With raw materials so rich, Stuart’s touch can be light enough that some of her boat sculptures appear to be immaculately conceived. Painter’s Boat is little more than a wooden board—gouged and stained from age and experience—with an inverted paintbrush (its finish peeling and bristles gone) acting as its lone mast. Others are more elaborate: she wrapped the hull of Moon Ship with rough canvas, painted it white, and stacked the deck with blocks of wood that recall various components of a large ship’s anatomy—smokestack, bridge, portholes, living quarters. One flat-backed canoe is anchored on a hand-drawn topographic map, another fishing boat rests on a large drawing of a grid, a steamboat glides across a base of rippled concrete that summons the chop of the sea. All of the boats share in the rudimentary, handmade language of post-minimalism, and as such, have less to do with refined model-building than with childhood imaginings and the shape-shifting
nature of memory.
The paintings use a similarly textured vocabulary, dealing more in impressions than depictions. Each work is a 12-inch square panel covered in encaustic medium with a smaller, frayed, irregular canvas rectangle bonded to its surface. The translucent wax—almost black, reddish brown, or taupe—variously recalls flesh, earth, and the surface of the sea. Some pieces of canvas are gridded, occasionally they carry an image of a hull or a mast, but most seem stained with atmosphere, like the sky is closing in on a lost boat or opening up after a storm. Some feel like maps of the ocean floor. They echo Stuart’s own journeys across the Pacific—both in the womb and as an adventuring adult.
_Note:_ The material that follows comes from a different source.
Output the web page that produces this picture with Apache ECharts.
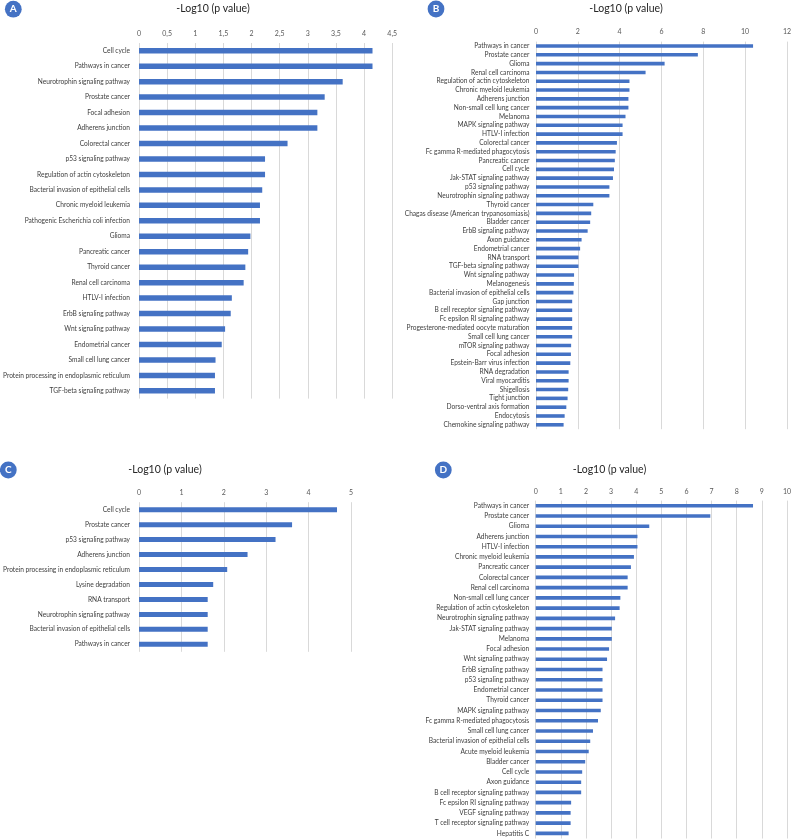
<!DOCTYPE html>
<html>
<head>
<meta charset="utf-8">
<script src="https://cdn.jsdelivr.net/npm/echarts@6/dist/echarts.min.js"></script>
<style>html,body{margin:0;padding:0;background:#fff;}#c{width:794px;height:839px;}</style>
</head>
<body>
<div id="c"></div>
<script>
const titleText = '-Log10 (p value)';

const catsA = ['Cell cycle','Pathways in cancer','Neurotrophin signaling pathway','Prostate cancer','Focal adhesion','Adherens junction','Colorectal cancer','p53 signaling pathway','Regulation of actin cytoskeleton','Bacterial invasion of epithelial cells','Chronic myeloid leukemia','Pathogenic Escherichia coli infection','Glioma','Pancreatic cancer','Thyroid cancer','Renal cell carcinoma','HTLV-I infection','ErbB signaling pathway','Wnt signaling pathway','Endometrial cancer','Small cell lung cancer','Protein processing in endoplasmic reticulum','TGF-beta signaling pathway'];
const valsA = [4.15,4.15,3.62,3.30,3.17,3.17,2.64,2.24,2.24,2.19,2.15,2.15,1.98,1.94,1.89,1.86,1.65,1.63,1.53,1.47,1.36,1.35,1.35];

const catsB = ['Pathways in cancer','Prostate cancer','Glioma','Renal cell carcinoma','Regulation of actin cytoskeleton','Chronic myeloid leukemia','Adherens junction','Non-small cell lung cancer','Melanoma','MAPK signaling pathway','HTLV-I infection','Colorectal cancer','Fc gamma R-mediated phagocytosis','Pancreatic cancer','Cell cycle','Jak-STAT signaling pathway','p53 signaling pathway','Neurotrophin signaling pathway','Thyroid cancer','Chagas disease (American trypanosomiasis)','Bladder cancer','ErbB signaling pathway','Axon guidance','Endometrial cancer','RNA transport','TGF-beta signaling pathway','Wnt signaling pathway','Melanogenesis','Bacterial invasion of epithelial cells','Gap junction','B cell receptor signaling pathway','Fc epsilon RI signaling pathway','Progesterone-mediated oocyte maturation','Small cell lung cancer','mTOR signaling pathway','Focal adhesion','Epstein-Barr virus infection','RNA degradation','Viral myocarditis','Shigellosis','Tight junction','Dorso-ventral axis formation','Endocytosis','Chemokine signaling pathway'];
const valsB = [10.38,7.74,6.15,5.24,4.47,4.47,4.42,4.42,4.28,4.14,4.14,3.87,3.81,3.77,3.73,3.68,3.51,3.51,2.74,2.64,2.59,2.47,2.18,2.11,2.03,2.03,1.82,1.81,1.79,1.73,1.73,1.73,1.73,1.73,1.68,1.67,1.64,1.56,1.56,1.54,1.51,1.45,1.37,1.32];

const catsC = ['Cell cycle','Prostate cancer','p53 signaling pathway','Adherens junction','Protein processing in endoplasmic reticulum','Lysine degradation','RNA transport','Neurotrophin signaling pathway','Bacterial invasion of epithelial cells','Pathways in cancer'];
const valsC = [4.67,3.61,3.22,2.56,2.08,1.75,1.62,1.62,1.62,1.62];

const catsD = ['Pathways in cancer','Prostate cancer','Glioma','Adherens junction','HTLV-I infection','Chronic myeloid leukemia','Pancreatic cancer','Colorectal cancer','Renal cell carcinoma','Non-small cell lung cancer','Regulation of actin cytoskeleton','Neurotrophin signaling pathway','Jak-STAT signaling pathway','Melanoma','Focal adhesion','Wnt signaling pathway','ErbB signaling pathway','p53 signaling pathway','Endometrial cancer','Thyroid cancer','MAPK signaling pathway','Fc gamma R-mediated phagocytosis','Small cell lung cancer','Bacterial invasion of epithelial cells','Acute myeloid leukemia','Bladder cancer','Cell cycle','Axon guidance','B cell receptor signaling pathway','Fc epsilon RI signaling pathway','VEGF signaling pathway','T cell receptor signaling pathway','Hepatitis C'];
const valsD = [8.65,6.95,4.52,4.05,4.05,3.91,3.79,3.66,3.66,3.37,3.34,3.16,3.03,3.03,2.92,2.84,2.66,2.66,2.66,2.66,2.59,2.48,2.28,2.17,2.11,1.97,1.85,1.81,1.81,1.41,1.39,1.39,1.31];

const axisMax = [4.5, 12, 5, 10];
const axisStep = [0.5, 2, 1, 1];

const FONT = 'Lato';
const BLUE = '#4472C4';
const panels = [
  {cats: catsA, vals: valsA, grid: {left: 133, top: 43, width: 259.2, height: 355.6}, bw: 5.5, lm: 9, xm: 6, letter: 'A', cx: 13.3, cy: 9.2, tx: 213, ty: 9},
  {cats: catsB, vals: valsB, grid: {left: 536, top: 41.6, width: 254.4, height: 387.6}, bw: 3.6, lm: 6.5, xm: 6, letter: 'B', cx: 436, cy: 9, tx: 626, ty: 9},
  {cats: catsC, vals: valsC, grid: {left: 134.3, top: 502.2, width: 216.7, height: 149.6}, bw: 5, lm: 9, xm: 6, letter: 'C', cx: 8.3, cy: 470, tx: 165, ty: 470},
  {cats: catsD, vals: valsD, grid: {left: 535.7, top: 500.6, width: 254.3, height: 337.9}, bw: 3.6, lm: 6.5, xm: 5, letter: 'D', cx: 443.3, cy: 470, tx: 609.5, ty: 469.5}
];

const grids = [], xAxes = [], yAxes = [], series = [], graphics = [];
panels.forEach((p, i) => {
  grids.push(Object.assign({containLabel: false}, p.grid));
  xAxes.push({
    type: 'value', gridIndex: i, position: 'top', min: 0, max: axisMax[i], interval: axisStep[i],
    axisLine: {show: false}, axisTick: {show: false},
    splitLine: {show: true, lineStyle: {color: '#d9d9d9', width: 1}},
    axisLabel: {fontFamily: FONT, fontSize: 7, color: '#595959', margin: p.xm,
      formatter: v => String(v).replace('.', ',')}
  });
  yAxes.push({
    type: 'category', gridIndex: i, data: p.cats, inverse: true,
    axisLine: {show: false}, axisTick: {show: false}, splitLine: {show: false},
    axisLabel: {fontFamily: FONT, fontSize: 6.6, color: '#404040', margin: p.lm, interval: 0}
  });
  series.push({
    type: 'bar', xAxisIndex: i, yAxisIndex: i, data: p.vals, barWidth: p.bw,
    itemStyle: {color: BLUE}, silent: true, animation: false
  });
  graphics.push({type: 'circle', shape: {cx: p.cx, cy: p.cy, r: 8.4}, style: {fill: BLUE}, silent: true});
  graphics.push({type: 'text', x: p.cx, y: p.cy, style: {text: p.letter, fill: '#fff', font: 'bold 10px ' + FONT, textAlign: 'center', textVerticalAlign: 'middle'}, silent: true});
  graphics.push({type: 'text', x: p.tx, y: p.ty, style: {text: titleText, fill: '#262626', font: '10.5px ' + FONT, textAlign: 'center', textVerticalAlign: 'middle'}, silent: true});
});

const chart = echarts.init(document.getElementById('c'), null, {renderer: 'canvas'});
chart.setOption({
  animation: false,
  grid: grids, xAxis: xAxes, yAxis: yAxes, series: series, graphic: graphics
});
</script>
</body>
</html>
Rather than traversing any literal sea, Stuart’s boats carry us to the core tenet of all of her work: that we are all perpetually sailing across mysterious, dangerous, beautiful, unknown, fascinating waters. Stuart’s boats heed no boundaries (between surf/soil, past/present, life/death, inner/outer space) in bridging distant lands, people, ideas—we need only climb aboard to fully appreciate the depth of our interconnectedness.
Gliding o’er all, through all,
Through Nature, Time, and Space,
As a ship on the waters advancing,
The voyage of the soul—not life alone,
Death, many deaths I’ll sing.
—Walt Whitman
Born in Los Angeles, Michelle Stuart lives and works in New York. Her Sayreville Strata Quartet (1976) is currently on permanent view at Dia Beacon. Her work is also currently featured in Partially Buried: Land-Based Art in Ohio, 1970 to Now at the Columbus Museum of Art and Land Art: Expanding the Atlas at the Nevada Museum of Art (Reno). Stuart’s work has recently been acquired by an extraordinary number of public institutions including: the Centre Pompidou (Paris), Chicago Art Institute, Dia Art Foundation (New York), Glenstone Museum (Maryland), Hammer Museum (Los Angeles), Hirshhorn Museum (Washington D.C.), Metropolitan Museum of Art (New York), Philadelphia Museum of Art, San Francisco Museum of Modern Art, and Tate Modern (London). Individual museum shows include Place and Time, Walker Art Center (Minneapolis); Michelle Stuart, Theatre of Memory: Photographic Works at the Bronx Museum of the Arts, and Michelle Stuart: Drawn from Nature, which originated in 2013 at the Djanogly Art Center (Nottingham) and traveled to the Parrish Art Museum (New York) and the Santa Barbara Museum of Art, accompanied by a catalogue published by Hatje Cantz. Her work has also been the focus of solo exhibitions at the Centre d’Arts Plastiques Contemporaines de Bordeaux, Institute of Contemporary Arts (London), Kunstmuseum Den Haag (the Hague), and many other major museums and galleries worldwide. A room of Stuart’s work was also presented in Viva Arte Viva!, curated by Christine Macel at the 57th Venice Biennale in 2017.